▶ _The records_

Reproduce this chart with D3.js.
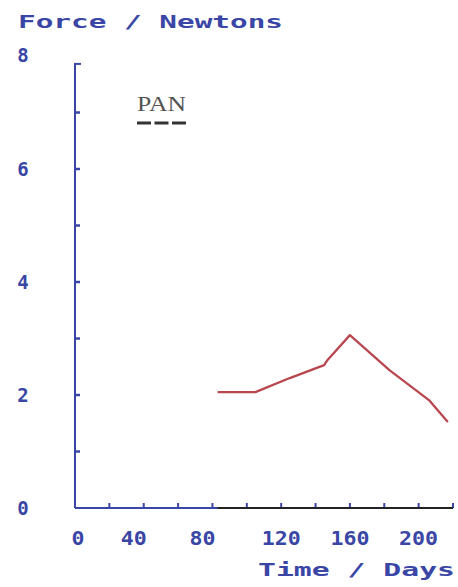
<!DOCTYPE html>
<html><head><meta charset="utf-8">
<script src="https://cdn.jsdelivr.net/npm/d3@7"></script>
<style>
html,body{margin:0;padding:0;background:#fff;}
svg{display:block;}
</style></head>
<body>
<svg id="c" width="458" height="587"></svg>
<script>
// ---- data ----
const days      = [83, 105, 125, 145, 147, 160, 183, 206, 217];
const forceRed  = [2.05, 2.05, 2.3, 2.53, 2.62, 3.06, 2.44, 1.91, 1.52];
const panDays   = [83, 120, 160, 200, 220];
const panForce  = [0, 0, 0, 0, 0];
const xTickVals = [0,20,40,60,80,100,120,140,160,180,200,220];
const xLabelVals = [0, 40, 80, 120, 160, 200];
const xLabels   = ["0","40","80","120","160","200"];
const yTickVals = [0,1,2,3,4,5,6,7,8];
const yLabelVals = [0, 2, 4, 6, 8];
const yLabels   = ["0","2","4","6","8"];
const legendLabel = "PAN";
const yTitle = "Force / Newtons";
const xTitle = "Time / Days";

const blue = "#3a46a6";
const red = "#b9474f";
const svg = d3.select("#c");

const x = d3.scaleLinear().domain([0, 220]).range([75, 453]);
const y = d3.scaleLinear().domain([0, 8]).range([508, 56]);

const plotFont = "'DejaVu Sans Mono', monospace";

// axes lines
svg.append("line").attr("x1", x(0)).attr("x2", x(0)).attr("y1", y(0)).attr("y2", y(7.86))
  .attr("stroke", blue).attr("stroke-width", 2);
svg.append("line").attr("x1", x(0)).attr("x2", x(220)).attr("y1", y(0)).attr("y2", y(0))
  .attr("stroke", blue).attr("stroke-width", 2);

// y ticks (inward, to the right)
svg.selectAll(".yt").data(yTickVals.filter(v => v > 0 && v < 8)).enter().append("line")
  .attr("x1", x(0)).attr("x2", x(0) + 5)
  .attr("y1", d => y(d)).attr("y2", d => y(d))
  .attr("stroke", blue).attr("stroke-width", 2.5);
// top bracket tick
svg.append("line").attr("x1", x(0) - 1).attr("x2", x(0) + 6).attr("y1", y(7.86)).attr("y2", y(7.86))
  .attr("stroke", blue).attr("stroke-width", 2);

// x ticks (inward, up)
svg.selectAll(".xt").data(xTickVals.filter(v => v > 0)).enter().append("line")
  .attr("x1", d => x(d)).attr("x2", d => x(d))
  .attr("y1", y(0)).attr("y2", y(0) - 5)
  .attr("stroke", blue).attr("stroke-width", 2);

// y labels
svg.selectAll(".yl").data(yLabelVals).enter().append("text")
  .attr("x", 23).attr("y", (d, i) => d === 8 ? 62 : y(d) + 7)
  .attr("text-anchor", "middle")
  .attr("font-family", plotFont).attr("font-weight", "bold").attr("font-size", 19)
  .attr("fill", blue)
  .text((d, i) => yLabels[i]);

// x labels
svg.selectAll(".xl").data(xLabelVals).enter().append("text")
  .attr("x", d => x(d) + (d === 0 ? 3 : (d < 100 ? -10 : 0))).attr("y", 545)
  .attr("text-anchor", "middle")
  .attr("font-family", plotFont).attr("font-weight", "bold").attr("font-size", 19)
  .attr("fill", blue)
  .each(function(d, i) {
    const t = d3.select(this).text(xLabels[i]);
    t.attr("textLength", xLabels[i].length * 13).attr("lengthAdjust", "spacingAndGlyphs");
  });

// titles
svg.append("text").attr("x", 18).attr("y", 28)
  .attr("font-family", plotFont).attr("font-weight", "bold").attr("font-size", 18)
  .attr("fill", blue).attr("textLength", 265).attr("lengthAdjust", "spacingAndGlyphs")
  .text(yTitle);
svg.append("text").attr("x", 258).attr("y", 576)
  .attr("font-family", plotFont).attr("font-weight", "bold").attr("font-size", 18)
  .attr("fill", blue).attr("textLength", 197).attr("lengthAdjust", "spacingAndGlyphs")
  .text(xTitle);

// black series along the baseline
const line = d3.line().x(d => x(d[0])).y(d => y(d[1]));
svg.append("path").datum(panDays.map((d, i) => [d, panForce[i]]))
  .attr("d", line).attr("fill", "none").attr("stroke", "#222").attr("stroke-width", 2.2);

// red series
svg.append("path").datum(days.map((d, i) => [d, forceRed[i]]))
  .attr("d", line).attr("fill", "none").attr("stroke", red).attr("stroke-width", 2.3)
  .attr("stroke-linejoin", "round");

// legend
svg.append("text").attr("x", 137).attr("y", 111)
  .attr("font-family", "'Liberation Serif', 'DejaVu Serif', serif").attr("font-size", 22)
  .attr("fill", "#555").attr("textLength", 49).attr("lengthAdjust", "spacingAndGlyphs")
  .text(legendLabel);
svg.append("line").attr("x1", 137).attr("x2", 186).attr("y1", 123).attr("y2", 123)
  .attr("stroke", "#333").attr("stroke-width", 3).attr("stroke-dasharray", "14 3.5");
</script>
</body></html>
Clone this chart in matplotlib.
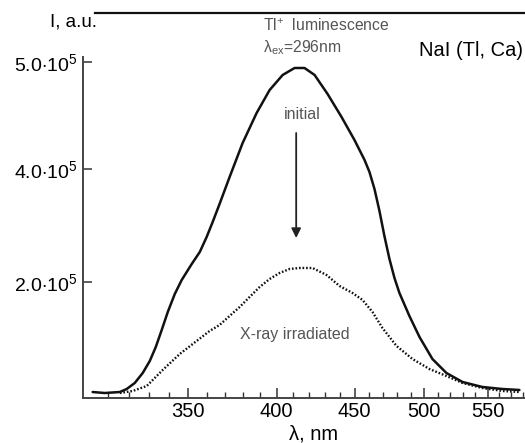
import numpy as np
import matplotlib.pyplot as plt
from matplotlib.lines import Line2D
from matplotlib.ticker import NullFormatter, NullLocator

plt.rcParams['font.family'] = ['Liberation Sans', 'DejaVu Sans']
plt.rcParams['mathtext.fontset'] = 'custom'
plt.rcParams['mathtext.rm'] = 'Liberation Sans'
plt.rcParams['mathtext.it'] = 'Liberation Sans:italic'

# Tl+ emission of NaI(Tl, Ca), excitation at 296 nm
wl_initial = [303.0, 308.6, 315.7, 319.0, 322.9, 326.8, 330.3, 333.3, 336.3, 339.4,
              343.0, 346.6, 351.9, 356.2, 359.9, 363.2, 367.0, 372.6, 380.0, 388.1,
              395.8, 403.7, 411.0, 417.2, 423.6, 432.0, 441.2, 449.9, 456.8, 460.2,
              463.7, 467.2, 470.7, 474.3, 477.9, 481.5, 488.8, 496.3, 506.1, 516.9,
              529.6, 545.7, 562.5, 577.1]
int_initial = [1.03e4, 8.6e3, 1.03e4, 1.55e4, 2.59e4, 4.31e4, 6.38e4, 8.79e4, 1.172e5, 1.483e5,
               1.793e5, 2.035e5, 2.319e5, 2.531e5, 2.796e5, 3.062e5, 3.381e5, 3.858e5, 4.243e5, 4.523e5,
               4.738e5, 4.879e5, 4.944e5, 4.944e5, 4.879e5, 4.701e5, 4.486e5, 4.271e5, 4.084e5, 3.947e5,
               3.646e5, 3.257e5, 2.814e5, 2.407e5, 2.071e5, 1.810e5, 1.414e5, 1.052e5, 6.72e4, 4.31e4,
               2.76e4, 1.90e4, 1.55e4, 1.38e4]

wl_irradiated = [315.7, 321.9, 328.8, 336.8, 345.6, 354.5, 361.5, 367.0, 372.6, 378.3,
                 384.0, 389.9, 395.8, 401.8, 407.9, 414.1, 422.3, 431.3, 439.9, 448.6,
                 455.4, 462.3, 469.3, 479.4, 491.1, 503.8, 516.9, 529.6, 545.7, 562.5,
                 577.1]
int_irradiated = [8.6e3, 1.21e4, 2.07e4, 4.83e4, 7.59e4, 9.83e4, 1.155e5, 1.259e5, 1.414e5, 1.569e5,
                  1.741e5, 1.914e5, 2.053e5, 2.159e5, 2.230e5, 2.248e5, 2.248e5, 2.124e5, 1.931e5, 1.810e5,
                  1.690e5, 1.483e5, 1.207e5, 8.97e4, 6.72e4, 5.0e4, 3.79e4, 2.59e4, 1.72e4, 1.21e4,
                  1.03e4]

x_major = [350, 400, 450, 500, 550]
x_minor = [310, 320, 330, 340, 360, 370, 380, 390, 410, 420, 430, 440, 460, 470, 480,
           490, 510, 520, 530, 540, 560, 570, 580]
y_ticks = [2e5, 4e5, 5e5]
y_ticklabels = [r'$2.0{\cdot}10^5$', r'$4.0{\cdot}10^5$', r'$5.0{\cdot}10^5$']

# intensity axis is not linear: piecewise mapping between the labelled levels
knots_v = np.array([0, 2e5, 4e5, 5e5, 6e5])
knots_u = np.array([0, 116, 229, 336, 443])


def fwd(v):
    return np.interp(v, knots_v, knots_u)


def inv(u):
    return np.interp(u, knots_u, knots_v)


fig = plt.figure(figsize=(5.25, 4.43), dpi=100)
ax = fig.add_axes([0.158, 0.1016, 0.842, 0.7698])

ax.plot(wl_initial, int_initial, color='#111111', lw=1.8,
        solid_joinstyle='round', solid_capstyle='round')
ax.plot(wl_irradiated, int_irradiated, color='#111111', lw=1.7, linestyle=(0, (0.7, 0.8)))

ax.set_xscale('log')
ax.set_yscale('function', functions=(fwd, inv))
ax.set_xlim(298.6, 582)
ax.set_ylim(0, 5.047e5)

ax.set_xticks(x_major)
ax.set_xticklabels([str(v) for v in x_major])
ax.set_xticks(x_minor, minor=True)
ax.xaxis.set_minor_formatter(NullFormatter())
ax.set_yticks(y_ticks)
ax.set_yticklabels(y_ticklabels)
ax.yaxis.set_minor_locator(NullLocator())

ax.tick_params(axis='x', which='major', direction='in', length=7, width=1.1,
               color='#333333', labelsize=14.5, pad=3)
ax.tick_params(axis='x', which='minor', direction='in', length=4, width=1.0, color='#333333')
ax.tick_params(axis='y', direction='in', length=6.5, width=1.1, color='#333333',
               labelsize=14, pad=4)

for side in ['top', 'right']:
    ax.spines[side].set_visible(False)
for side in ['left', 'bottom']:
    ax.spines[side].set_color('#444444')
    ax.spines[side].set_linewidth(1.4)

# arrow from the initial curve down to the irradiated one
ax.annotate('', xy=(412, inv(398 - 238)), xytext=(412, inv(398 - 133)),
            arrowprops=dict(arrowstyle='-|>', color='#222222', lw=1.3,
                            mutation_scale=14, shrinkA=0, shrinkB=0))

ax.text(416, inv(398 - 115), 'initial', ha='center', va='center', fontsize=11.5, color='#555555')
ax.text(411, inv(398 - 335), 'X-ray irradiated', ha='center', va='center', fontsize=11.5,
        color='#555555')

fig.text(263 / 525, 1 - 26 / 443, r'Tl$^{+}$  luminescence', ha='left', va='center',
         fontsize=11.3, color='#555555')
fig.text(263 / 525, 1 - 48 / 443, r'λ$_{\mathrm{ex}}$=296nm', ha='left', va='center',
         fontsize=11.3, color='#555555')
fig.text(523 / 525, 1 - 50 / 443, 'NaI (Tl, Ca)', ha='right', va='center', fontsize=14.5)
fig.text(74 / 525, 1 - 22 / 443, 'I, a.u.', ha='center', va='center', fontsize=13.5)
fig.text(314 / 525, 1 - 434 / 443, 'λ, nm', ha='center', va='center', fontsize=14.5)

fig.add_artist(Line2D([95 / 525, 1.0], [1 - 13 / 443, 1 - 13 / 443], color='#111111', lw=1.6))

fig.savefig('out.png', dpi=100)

▶ _Do this_
Give back only the lines from the one holding "Clone this chart in matplotlib." through the one holding "plt.rcParams['mathtext.it'] = 'Liberation", both kept, exactly as written. Omit the images.

▶ _Completed task_
Clone this chart in matplotlib.
import numpy as np
import matplotlib.pyplot as plt
from matplotlib.lines import Line2D
from matplotlib.ticker import NullFormatter, NullLocator

plt.rcParams['font.family'] = ['Liberation Sans', 'DejaVu Sans']
plt.rcParams['mathtext.fontset'] = 'custom'
plt.rcParams['mathtext.rm'] = 'Liberation Sans'
plt.rcParams['mathtext.it'] = 'Liberation Sans:italic'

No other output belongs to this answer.